Siirt Valisi ve belediye Başkanı ile birlikte birçok bürokrat ve sivil toplum kuruluşuyla birlikte Siirtli işadamlarının da çabası büyüktü.
İki değerli dostum Mehmet Nuri Yardım ve Fatma Ersem Yargıcı’nın hatırına orayı ziyaret ettim.
Çeşitli etkinlikler ve ürün sergilerini takip ettim. Yerel sanatçının üç dile söylediği şarkıları dinledim. Resim sergisini, Siirtli yazarların imza merasimlerini izledim. Siirt kendini üç dilli şehir diye duyurunca Türkiye’de resmen bu üç dil kabul edilmiş anlamıyla ortaya bir manzara çıktı. Bu üç dil Siirt’te yaşayan kitlelerin konuştukları diller olan Türkçe, Arapça ve Kürtçe did elbette. Sanırım bu durum Türkiye’de sadece Siirt’e özgü değil. Mardin’de de aynı durumun olduğunu biliyorum. Siirt’te yayınlanan kimi gazetelerin ve internet siteleri (ağnet)nin pavyonları da vardı elbette. Benim ilgimi çeken tarım ürünleri, sanayi ürünleri, lezzet ürünlerinden çok bir gazetenin başlık kenarına oturttuğu vecize oldu.
‘Halkız,
Yalanda yokuz
Bazen aç
Bazen tokuz’
Doğrusunu isterseniz çok anlamlı ve çok hoş bir vecize. Halk bazab aç bazen tok olur elbette. Mutlu azınlık olmayanın hali budur. Ama ahlaki bir dedğrin ifadesi olan yalanda yokuz muhteşemdi.
Ekranlarda Siirtli yazarların fotoğrafları ve isimleri görüldüğünde göğsüm kabardı. Yönetim Kurulu üyesi olduğum derneğin Başkanı Mehmet Nuri Yardım da o yazarlar arasında anılıyordu. İhsan Süreyya Sırma da üyemiz elbette. Yasin Aktay ve daha bir çok isim. Mehmet Nuri Yardım edebiyat araştırmacısı olarak bir çok isimi nisyandan çıkardı. Güzel çalışmaları var. İstanbul’da hatta Türkiye’nin genelinde tüm edebiyatçıları tanır ve onların çoğu ile birebir görüşür. Onların faaliyetlerini ciddiyetle takip eder. Bu yüzden de ciddi bir şöhreti vardır.

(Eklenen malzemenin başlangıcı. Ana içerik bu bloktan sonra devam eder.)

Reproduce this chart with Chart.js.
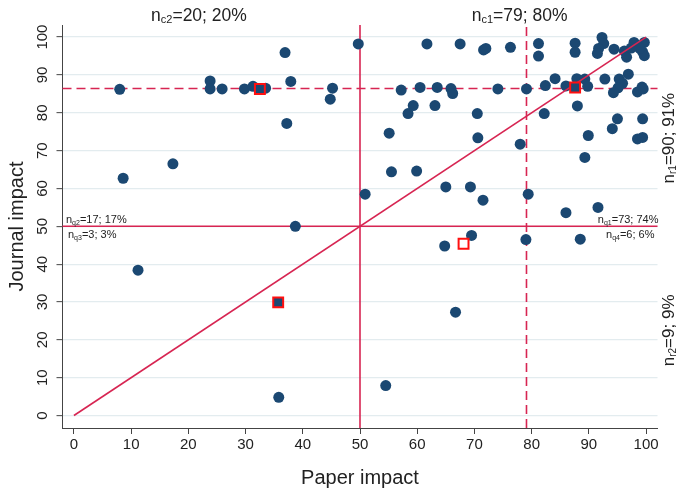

Fakat Mehmet Nuri Yardım’ın bir belalısı var. Yaptığı her işi illa bir başka tarafından ele alarak onu eleştiren Recep Arslan.
Eleştirilerimden fena halde gına getirmiş Mehmet Nuri Yardım. Geçenlerde beni ikimizin de çok değer verdiğimiz hemşehrisi, Siirt’in kültür hayranı bir evladı olan Fatma Ersem Yargıcı’ya beni şikayet etti. Tebessümle karşıladım. Öyle ya ben her fırsatta birinin canını yakarsam o biri de beni eleştirebilmeli elbette.
Fakat Mehmet Nuri Yardım bir konuda yanılıyor. Ben onu eleştirirken ona değer vermediğimden, ciddiye almadığımdan değil tam tersine ona değer verdiğimden, onu ciddiye aldığımdan bunu yapıyorum. İstiyorum ki daha iyi işlere imza atsın. İstiyorum ki mükemmeli yakalasın.
Öte yandan şöhret zehirli bir baldır. İhlası yer bitirir. Yangının eşyayı yakıp bitirdiği gibi. O da oldukça şöhretli bir arkadaş. Onun nefsini ara sıra kırmak gerekiyor. Yoksa neuzübillah şeytan ve nefsi onu gayya kuyusuna çekebilir. O yaptığı işlerin lezzetiyle sarhoş oldukça ben onun mutluluk balonuna bir iğne batırıyorum.
Malum şehir hayatı, kamuoyunun önündeki bir hayatın her an riya boyasına boyanması işten bile değil. Mehmet Nuri Yardım gazeteciliğe ilk başladığı yıllarda tanıdığımız genç yeteneklerden biridir. Onun başarılarıyla elbette kıvanç duyuyoruz. Ama şu kadar yıldan sonra, şu kadar hukuktan sonra o da beni kinayelerle başkasından sormamalı. Telefon kadar yakınım ona.
Son söz Ben de halktan biriyim. Yalanda yokum. Pohpohlama beklemeyin. Bazen açım bazen tokum.
Gönül gözüyle baktığında Mehmet Nuri Yardım kardeşimizi sevdiğimizden şüphesi kalmayacaktır.